Saturday, March 16, 2013
Rick's Two-Mistake Biscuits
I'm usually pretty organized when I cook and I setup my tray of ingredients ahead of time...but not this morning. It was cold and rainy today and I wanted to make some nice warm biscuits for Ruth and my breakfast. I went to the pantry and I had only 1-3/4 Cups of flour, so I figured I could make half a usual recipe. I dumped the flour in the food processor and measured and mixed all the dry ingredients. I went to the fridge to get the butter and buttermilk and, hmmm, no buttermilk! In fact, I had no milk at all! I did have some Greek yogurt and remembered reading that you can make a fairly good buttermilk substitute by mixing yogurt with some water. With one crisis averted, I mixed the yogurt and water together and added it to the flour...whoops, I added too much and the dough was way too wet. I found some whole wheat flour buried in the back of the pantry, so I added 1/4 cup of that to the bowl and that did the trick. With crisis two avoided, all-in-all, the biscuits really turned out great! They had a nice tang from the yogurt and that little bit of whole wheat flour made for a nice flavor, too. Sometimes, kitchen mistakes can turn out OK.

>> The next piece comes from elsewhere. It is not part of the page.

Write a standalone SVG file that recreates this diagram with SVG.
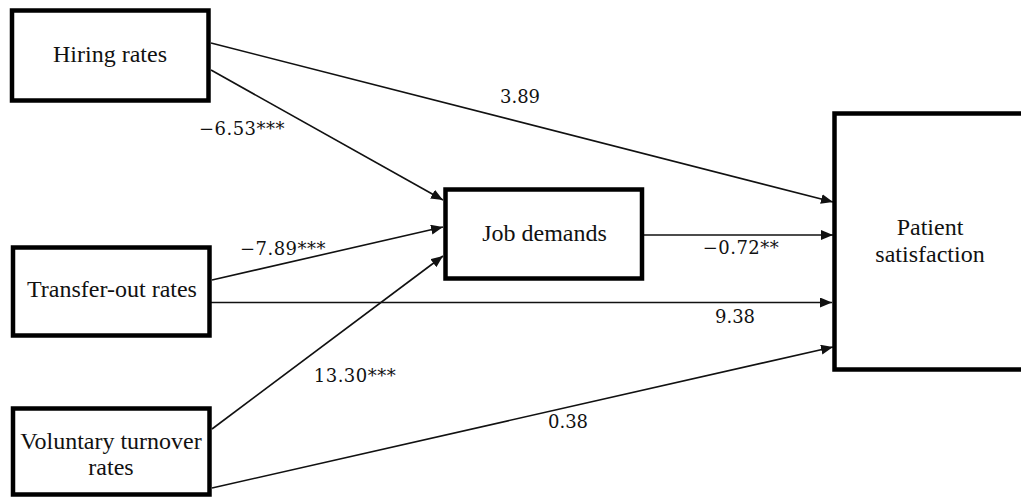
<svg xmlns="http://www.w3.org/2000/svg" width="1021" height="499" viewBox="0 0 1021 499">
<style>
.box{fill:#fff;stroke:#000;stroke-width:4.5}
.lbl{font-family:"Liberation Serif","DejaVu Serif",serif;font-size:24px;fill:#111;text-anchor:middle}
.num{font-family:"DejaVu Serif","Liberation Serif",serif;font-size:18px;fill:#111;text-anchor:middle}
.edge{stroke:#111;stroke-width:1.6;fill:none;marker-end:url(#ah)}
</style>
<defs>
<marker id="ah" viewBox="0 0 12 10" refX="12" refY="5" markerWidth="12" markerHeight="10" markerUnits="userSpaceOnUse" orient="auto">
<path d="M0,0 L12,5 L0,10 z" fill="#111"/>
</marker>
</defs>
<rect width="1021" height="499" fill="#fff"/>
<g id="connectors">
<line class="edge" x1="211" y1="43" x2="833" y2="202"/>
<line class="edge" x1="211" y1="70" x2="443" y2="200"/>
<line class="edge" x1="212" y1="280" x2="443" y2="227"/>
<line class="edge" x1="212" y1="429" x2="443" y2="256"/>
<line class="edge" x1="644" y1="235" x2="833" y2="235"/>
<line class="edge" x1="211" y1="302.5" x2="832" y2="302.5"/>
<line class="edge" x1="212" y1="488" x2="833" y2="347"/>
<text class="num" x="520" y="103">3.89</text>
<text class="num" x="242" y="135" letter-spacing="0.5">−6.53***</text>
<text class="num" x="283" y="255" letter-spacing="0.5">−7.89***</text>
<text class="num" x="355" y="382" letter-spacing="0.5">13.30***</text>
<text class="num" x="741" y="254" letter-spacing="0.5">−0.72**</text>
<text class="num" x="735" y="323">9.38</text>
<text class="num" x="568" y="428">0.38</text>
</g>
<g id="hiring">
<rect class="box" x="12" y="10.5" width="196.5" height="90"/>
<text class="lbl" x="110" y="62">Hiring rates</text>
</g>
<g id="transfer">
<rect class="box" x="13" y="247.5" width="196.5" height="88"/>
<text class="lbl" x="112" y="297">Transfer-out rates</text>
</g>
<g id="voluntary">
<rect class="box" x="13" y="408.5" width="196.5" height="86"/>
<text class="lbl" x="111" y="449" font-size="23">Voluntary turnover</text>
<text class="lbl" x="111" y="475" font-size="23">rates</text>
</g>
<g id="job">
<rect class="box" x="445.5" y="189.5" width="196.5" height="89"/>
<text class="lbl" x="544.5" y="241">Job demands</text>
</g>
<g id="patient">
<rect class="box" x="834.5" y="113.5" width="200" height="256"/>
<text class="lbl" x="930" y="235">Patient</text>
<text class="lbl" x="930" y="262">satisfaction</text>
</g>
</svg>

Makes 6 normal-size biscuits (although I made 5 large ones)
Ingredients:
1-3/4 Cups flour
1/2 Cup whole wheat flour
8 Tbs butter (1 stick)
2 tsp baking powder
1/2 tsp baking soda
1 tsp sugar
1/2 tsp Kosher salt
1/2 cup Greek yogurt
1/4 cup water
1/2 cup shredded Cheddar cheese
1/2 inch cubes white Cheddar cheese (24)
additional melted butter for brushing the tops
Directions:
Pre-heat oven to 425 degrees. Put the flour, baking powder, baking soda, sugar and salt in a food processor and mix thoroughly. Cut the cold butter into 1/2 inch pieces and add to food processor. Pulse until butter is just cut into the flour. Pour the flour and butter mixture into a large bowl. Mix the yogurt and water together with a whisk and add to the bowl with the flour. Fold in the yogurt and water mixture and shredded cheddar cheese with a wooden spoon until just incorporated, do not over-mix. The dough will be quite wet. Drop six 1/3 cup portions of the dough onto a greased parchment-lined pan or Silpat sheet, leaving 2 inches between the bisquits. Push 4 pieces of cubed cheddar into the top of each biscuit. Bake in pre-heated 425 degree oven for 15-18 minutes until the tops of the biscuits are browned, the cubed cheese is melted and bubbling out of the tops and a toothpick inserted into the top comes out clean. Brush the tops with melted butter. Cool at least 10 minutes on a baking rack and serve warm.